Higuain aveva avvisato la società bianconera prima di partire, pur non avendo bisogno di autorizzazioni visto che gli allenamenti sono sospesi almeno fino al 26 marzo (anche se i club di serie A potrebbero varare oggi lo stop all' attività per tutti fino al 4 aprile). Dietro la decisione di lasciare il J-Hotel alla Continassa, ci sarebbe motivi di «ricongiungimento famigliare».

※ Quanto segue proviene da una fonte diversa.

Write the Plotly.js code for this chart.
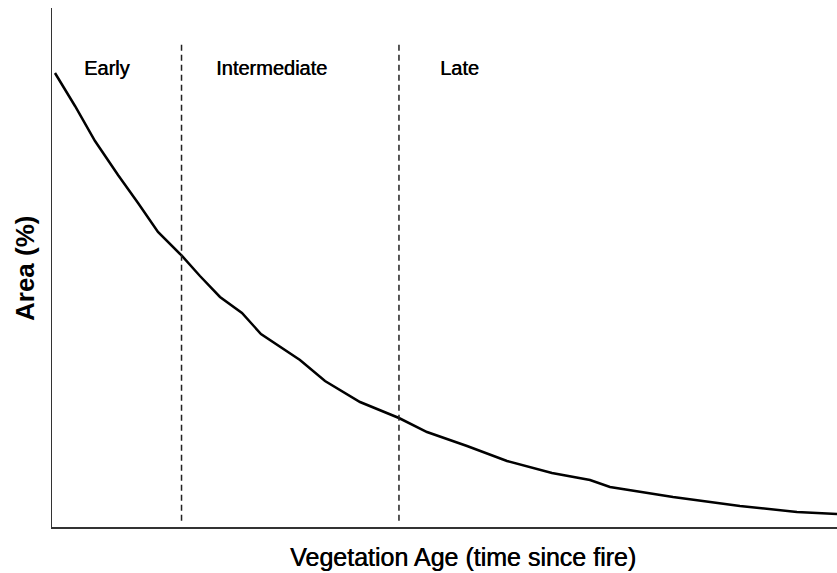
<!DOCTYPE html>
<html>
<head>
<meta charset="utf-8">
<script src="https://cdn.plot.ly/plotly-3.0.1.min.js"></script>
<style>html,body{margin:0;padding:0;background:#fff;}#chart{width:837px;height:573px;}</style>
</head>
<body>
<div id="chart"></div>
<script>
// Vegetation age (arbitrary units, 0-100) and area (%)
var ageValues = [0.38, 2.93, 5.48, 8.41, 10.96, 13.50, 16.56, 18.85, 21.40, 24.20, 26.62, 29.68, 31.59, 34.78, 36.69, 39.24, 44.20, 47.77, 52.87, 57.96, 63.69, 68.54, 71.08, 79.11, 87.64, 94.90, 100];
var areaValues = [87.48, 81.12, 74.37, 67.82, 62.43, 56.84, 52.22, 48.36, 44.32, 41.23, 37.19, 34.10, 32.18, 28.13, 26.45, 24.08, 21.00, 18.30, 15.61, 12.72, 10.40, 9.06, 7.71, 5.78, 4.05, 2.89, 2.50];
var boundaryAges = [16.5, 44.2];
var boundaryTop = 93.3;
var stageLabels = ["Early", "Intermediate", "Late"];
var stageLabelX = [7.0, 27.96, 51.97];
var stageLabelY = 88.4;
var xTitle = "Vegetation Age (time since fire)";
var yTitle = "Area (%)";

var FONT = 'Liberation Sans, Arial, sans-serif';
var SHADOW = '0.5px 0px 0px #000';

var traces = [{
  x: ageValues, y: areaValues, type: 'scatter', mode: 'lines',
  line: {color: '#000', width: 2.5, shape: 'linear'}, hoverinfo: 'skip'
}];

var shapes = boundaryAges.map(function (a) {
  return {type: 'line', xref: 'x', yref: 'y', x0: a, x1: a, y0: 1.2, y1: boundaryTop,
          line: {color: '#222', width: 1.5, dash: '6px,4px'}};
});

var annotations = stageLabels.map(function (t, i) {
  return {text: t, x: stageLabelX[i], y: stageLabelY, xref: 'x', yref: 'y',
          showarrow: false, xanchor: 'center', yanchor: 'middle',
          font: {family: FONT, size: 20, color: '#000', shadow: SHADOW}};
});
annotations.push({text: xTitle, xref: 'paper', yref: 'paper', x: 0.5236, y: -0.0578,
  showarrow: false, xanchor: 'center', yanchor: 'middle',
  font: {family: FONT, size: 25, color: '#000', shadow: SHADOW}});
annotations.push({text: '<b>' + yTitle + '</b>', xref: 'paper', yref: 'paper', x: -0.0344, y: 0.499,
  showarrow: false, xanchor: 'center', yanchor: 'middle', textangle: -90,
  font: {family: FONT, size: 26, color: '#000'}});

var layout = {
  width: 837, height: 573,
  margin: {l: 52, r: 0, t: 8, b: 46},
  paper_bgcolor: '#fff', plot_bgcolor: '#fff',
  showlegend: false,
  xaxis: {range: [0, 100], showgrid: false, zeroline: false, showticklabels: false, ticks: '',
          showline: true, linecolor: '#333', linewidth: 2, fixedrange: true},
  yaxis: {range: [0, 100], showgrid: false, zeroline: false, showticklabels: false, ticks: '',
          showline: true, linecolor: '#333', linewidth: 1.5, fixedrange: true},
  shapes: shapes,
  annotations: annotations
};

Plotly.newPlot('chart', traces, layout, {displayModeBar: false, staticPlot: true});
</script>
</body>
</html>
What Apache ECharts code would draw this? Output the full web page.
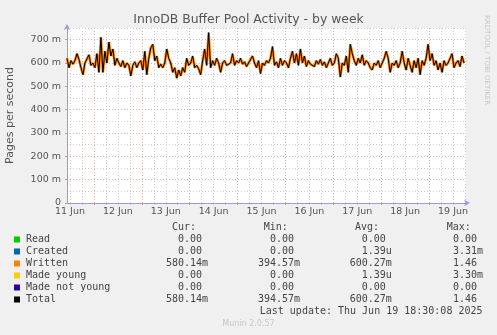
<!DOCTYPE html>
<html><head><meta charset="utf-8">
<script src="https://cdn.jsdelivr.net/npm/echarts@6/dist/echarts.min.js"></script>
<style>html,body{margin:0;padding:0;background:#f0f0f0}#c{width:497px;height:335px}</style>
</head><body><div id="c"></div>
<script>
// Hourly samples (milli-pages per second), starting Wed 11 Jun 10:30
const writtenValues = [
 620,580,610,595,610,640,615,580,550,600,
 600,635,590,600,580,640,560,710,560,650,
 600,690,630,660,590,620,600,585,610,580,
 600,590,545,590,605,580,600,610,570,650,
 550,620,665,680,610,630,580,595,580,600,
 660,620,600,560,580,535,570,545,580,560,
 620,590,600,630,580,590,575,550,610,660,
 590,730,580,610,590,620,600,560,600,610,
 590,585,600,640,590,610,600,620,595,605,
 585,600,595,630,600,580,610,555,600,590,
 610,600,620,670,590,605,580,620,590,610,
 600,580,620,650,600,640,590,660,600,630,
 585,610,595,600,585,610,595,615,590,605,
 580,600,620,590,600,640,620,540,600,590,
 630,560,680,640,610,590,620,600,635,590,
 610,600,580,570,600,590,610,580,600,620,
 650,620,560,600,590,610,580,600,650,600,
 570,620,590,560,610,580,620,550,610,590,
 620,680,610,640,590,610,570,600,560,610,
 590,600,620,640,580,600,610,585,630,600
];
const totalValues = writtenValues.slice();
const dayLabels = ['11 Jun','12 Jun','13 Jun','14 Jun','15 Jun','16 Jun','17 Jun','18 Jun','19 Jun'];
const firstNoonHour = 1.5;      // hours after start of window
const windowHours = 200;
const yTickValues = [0,100,200,300,400,500,600,700];

const legendNames = ['Read','Created','Written','Made young','Made not young','Total'];
const legendColors = ['#00cc00','#0066b3','#ff8000','#ffcc00','#330099','#000000'];
const legendCur = ['0.00 ','0.00 ','580.14m','0.00 ','0.00 ','580.14m'];
const legendMin = ['0.00 ','0.00 ','394.57m','0.00 ','0.00 ','394.57m'];
const legendAvg = ['0.00 ','1.39u','600.27m','1.39u','0.00 ','600.27m'];
const legendMax = ['0.00 ','3.31m','1.46 ','3.30m','0.00 ','1.46 '];
const lastUpdate = 'Last update: Thu Jun 19 18:30:08 2025';

const noonHours = dayLabels.map((d,i)=>firstNoonHour + 24*i);
const midnightHours = [];
for (let h = firstNoonHour + 12; h < windowHours; h += 24) midnightHours.push(h);
const sixHours = [];
for (let h = firstNoonHour; h < windowHours; h += 6) sixHours.push(h);

const pad = (s,n)=> (' '.repeat(n) + s).slice(-n);
const mono = '10px "DejaVu Sans Mono"';
const txtCol = '#444';
const graphics = [];
graphics.push({type:'text', x:248.5, y:19.5, style:{text:'InnoDB Buffer Pool Activity - by week', font:'12.4px "DejaVu Sans"', fill:'#555', align:'center', verticalAlign:'middle', textAlign:'center', textVerticalAlign:'middle'}});
graphics.push({type:'text', x:487, y:15, rotation:-Math.PI/2, style:{text:'RRDTOOL / TOBI OETIKER', font:'7px "DejaVu Sans"', fill:'#c8c8c8', align:'left', verticalAlign:'middle', textAlign:'left', textVerticalAlign:'middle'}});
graphics.push({type:'text', x:248.5, y:324, style:{text:'Munin 2.0.57', font:'8px "DejaVu Sans"', fill:'#c8c8c8', align:'center', verticalAlign:'middle', textAlign:'center', textVerticalAlign:'middle'}});
const hdrY = 227.5;
[['Cur:',172],['Min:',263.7],['Avg:',355],['Max:',446.7]].forEach(([t,x])=>{
  graphics.push({type:'text', x:x, y:hdrY, style:{text:t, font:mono, fill:txtCol, align:'left', verticalAlign:'middle', textAlign:'left', textVerticalAlign:'middle'}});
});
legendNames.forEach((n,i)=>{
  const y = 239.5 + 12*i;
  graphics.push({type:'rect', shape:{x:14, y:y-3, width:6, height:6}, style:{fill:legendColors[i]}});
  graphics.push({type:'text', x:26, y:y, style:{text:n, font:mono, fill:txtCol, align:'left', verticalAlign:'middle', textAlign:'left', textVerticalAlign:'middle'}});
  [[legendCur,208],[legendMin,300],[legendAvg,391.7],[legendMax,483]].forEach(([arr,xe])=>{
    graphics.push({type:'text', x:xe-42, y:y, style:{text:pad(arr[i],7), font:mono, fill:txtCol, align:'left', verticalAlign:'middle', textAlign:'left', textVerticalAlign:'middle'}});
  });
});
graphics.push({type:'text', x:482.5, y:311.5, style:{text:lastUpdate, font:mono, fill:txtCol, align:'right', verticalAlign:'middle', textAlign:'right', textVerticalAlign:'middle'}});

const axisCol = '#9a9ae0';
const redGrid = '#e9b0b0';
const grayGrid = '#d0d0d0';
const chart = echarts.init(document.getElementById('c'), null, {renderer:'canvas'});
chart.setOption({
  animation:false,
  backgroundColor:'#f0f0f0',
  grid:{left:67, right:31, top:28, bottom:132, show:true, backgroundColor:'#ffffff', borderWidth:0,
        containLabel:false, outerBoundsMode:'none'},
  xAxis:[
    {type:'value', min:0, max:windowHours, position:'bottom', z:4,
     axisLine:{show:true, onZero:false, lineStyle:{color:axisCol, width:1}, symbol:['none','arrow'], symbolSize:[5,6], symbolOffset:[0,4]},
     axisTick:{show:true, customValues:midnightHours, length:2, lineStyle:{color:'#e08888'}},
     axisLabel:{show:true, customValues:noonHours, color:'#555', fontSize:9.5, fontFamily:'DejaVu Sans', margin:4,
       formatter:(v)=>dayLabels[Math.round((v-firstNoonHour)/24)] || ''},
     splitLine:{show:true, lineStyle:{color:redGrid, width:1, type:[1,2]}}},
    {type:'value', min:0, max:windowHours, position:'bottom', z:3,
     axisLine:{show:false}, axisLabel:{show:false},
     axisTick:{show:true, customValues:sixHours, length:2, lineStyle:{color:'#cccccc'}},
     splitLine:{show:true, lineStyle:{color:grayGrid, width:1, type:[1,2]}}}
  ],
  yAxis:[
    {type:'value', min:0, max:750, z:4,
     name:'Pages per second', nameLocation:'middle', nameGap:51, nameRotate:90,
     nameTextStyle:{color:'#555', fontSize:11, fontFamily:'DejaVu Sans'},
     axisLine:{show:true, onZero:false, lineStyle:{color:axisCol, width:1}, symbol:['none','arrow'], symbolSize:[5,6], symbolOffset:[0,4]},
     axisTick:{show:true, customValues:yTickValues, length:2, lineStyle:{color:'#e08888'}},
     axisLabel:{show:true, customValues:yTickValues, color:'#555', fontSize:9.5, fontFamily:'DejaVu Sans', margin:6,
       formatter:(v)=> v===0 ? '0' : v+' m'},
     splitLine:{show:true, lineStyle:{color:redGrid, width:1, type:[1,2]}}},
    {type:'value', min:0, max:750, interval:50, z:3,
     axisLine:{show:false}, axisLabel:{show:false}, axisTick:{show:false},
     splitLine:{show:true, lineStyle:{color:grayGrid, width:1, type:[1,2]}}}
  ],
  graphic:graphics,
  series:[
    {name:'Written', type:'line', xAxisIndex:0, yAxisIndex:0, showSymbol:false, z:5,
     data:writtenValues.map((v,i)=>[i,v]), lineStyle:{color:'#ff8000', width:2.6}},
    {name:'Total', type:'line', xAxisIndex:0, yAxisIndex:0, showSymbol:false, z:6,
     data:totalValues.map((v,i)=>[i,v]), lineStyle:{color:'#000000', width:1}}
  ]
});
</script></body></html>
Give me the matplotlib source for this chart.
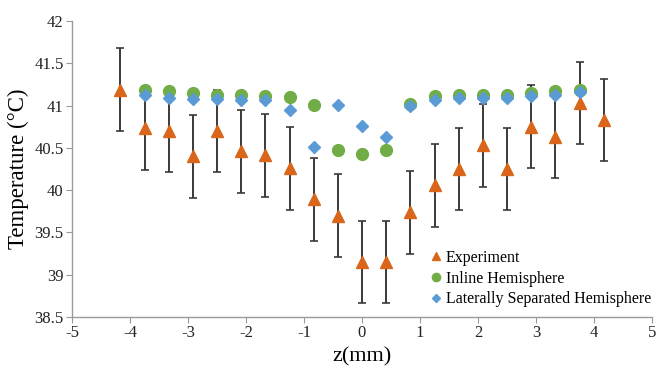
import matplotlib
matplotlib.use("Agg")
import matplotlib.pyplot as plt
from matplotlib.ticker import FuncFormatter

plt.rcParams['font.family'] = ['Liberation Serif', 'DejaVu Serif']
plt.rcParams['axes.unicode_minus'] = False

# experiment positions (mm) and temperatures
z_exp = [-4.17, -3.75, -3.33, -2.92, -2.5, -2.08, -1.67, -1.25, -0.83, -0.42, 0,
         0.42, 0.83, 1.25, 1.67, 2.08, 2.5, 2.92, 3.33, 3.75, 4.17]
t_exp = [41.19, 40.73, 40.70, 40.40, 40.70, 40.46, 40.41, 40.26, 39.89, 39.70, 39.15,
         39.15, 39.74, 40.06, 40.25, 40.53, 40.25, 40.75, 40.63, 41.03, 40.83]
err_exp = [0.49] * len(z_exp)

# simulation positions
z_sim = [-3.75, -3.33, -2.92, -2.5, -2.08, -1.67, -1.25, -0.83, -0.42, 0,
         0.42, 0.83, 1.25, 1.67, 2.08, 2.5, 2.92, 3.33, 3.75]
t_inline = [41.19, 41.17, 41.15, 41.13, 41.12, 41.115, 41.10, 41.01, 40.48, 40.43,
            40.48, 41.02, 41.11, 41.12, 41.12, 41.13, 41.15, 41.17, 41.19]
t_lateral = [41.12, 41.095, 41.075, 41.075, 41.07, 41.06, 40.95, 40.51, 41.01, 40.76,
             40.63, 40.99, 41.07, 41.09, 41.09, 41.095, 41.11, 41.13, 41.165]

fig = plt.figure(figsize=(6.56, 3.67), dpi=100)
ax = fig.add_axes([72/656, 50/367, 580/656, 296/367])

ax.errorbar(z_exp, t_exp, yerr=err_exp, fmt='none', ecolor='#3a3a3a',
            elinewidth=1.4, capsize=3, capthick=1.2, zorder=2)
ax.plot(z_exp, t_exp, linestyle='none', marker='^', markersize=9,
        color='#D9661B', label='Experiment', zorder=3)
ax.plot(z_sim, t_inline, linestyle='none', marker='o', markersize=8.5,
        color='#70AD47', label='Inline Hemisphere', zorder=4)
ax.plot(z_sim, t_lateral, linestyle='none', marker='D', markersize=6.5,
        color='#5B9BD5', label='Laterally Separated Hemisphere', zorder=5)

ax.set_xlim(-5, 5)
ax.set_ylim(38.5, 42)
ax.set_xticks(range(-5, 6))
ax.set_yticks([38.5, 39, 39.5, 40, 40.5, 41, 41.5, 42])
ax.yaxis.set_major_formatter(FuncFormatter(lambda v, p: f'{v:g}'))

for s in ['top', 'right']:
    ax.spines[s].set_visible(False)
for s in ['left', 'bottom']:
    ax.spines[s].set_color('#9a9a9a')
    ax.spines[s].set_linewidth(1)
ax.tick_params(axis='both', direction='out', length=4, color='#9a9a9a',
               labelsize=12, labelcolor='#222222', pad=2)

ax.set_xlabel('z(mm)', fontsize=16, labelpad=4)
ax.set_ylabel('Temperature (°C)', fontsize=16.5, labelpad=4)

ax.legend(loc='lower right', bbox_to_anchor=(1.015, 0.0), frameon=False,
          fontsize=11.5, handletextpad=0.0, labelspacing=0.3, handlelength=1.2,
          borderaxespad=0.2, markerscale=0.7)

fig.savefig('out.png', dpi=100)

il problema del rientro L' attaccante - che pure nei giorni scorsi era stato testimonial sui social della campagna donazioni delle Juventus per sostenere la lotta contro il nuovo Coronavirus - voleva di raggiungere la madre malata a Buenos Aires. La stessa motivazione che aveva spinto Cristiano Ronaldo, subito dopo il derby d' Italia, a traslocare la famiglia in Portogallo. CR7 si era recato sull' isola di Madeira per stare vicino a mamma Dolores, ricoverata da diversi giorni per un ictus, approfittando del giorno di riposo e poi usufruendo di un permesso per motivi speciali prima dello stop all' attività per il caso-Rugani. E come loro hanno fatto anche Pjanic e Khedira, partiti anch' essi appena possibile per ricongiungersi alle famiglie rispettivamente in Lussemburgo e in Germania.

In Argentina i primi casi sono stati registrati poco più di una settimana fa. Nel Paese sono state poste importanti restrizioni alla vita pubblica - tra cui lo stop anche alla consumazione del mate, una tradizione cara anche a Papa Francesco. L' Afa ha stoppato l' attività calcistica giovanile fino al 31 marzo, mentre il campionato di pallavolo è stato bloccato prima dei playoff.

Come i tanti giocatori americani di basket e pallavolo che hanno lasciato il nostro Paese negli ultimi giorni, ora il problema si sposta sulla data del rientro. Se la situazione dovesse normalizzarsi e gli allenamenti riprendere come previsto a inizio aprile - in vista della ripresa del campionato a maggio - i calciatori bianconeri che si trovano all' estero dovrebbero trovare il modo di rientrare in Italia con il blocco dei collegamenti aerei. E, se così venisse disposto dalle autorità, potrebbe essere costretti a un nuovo periodo di isolamento.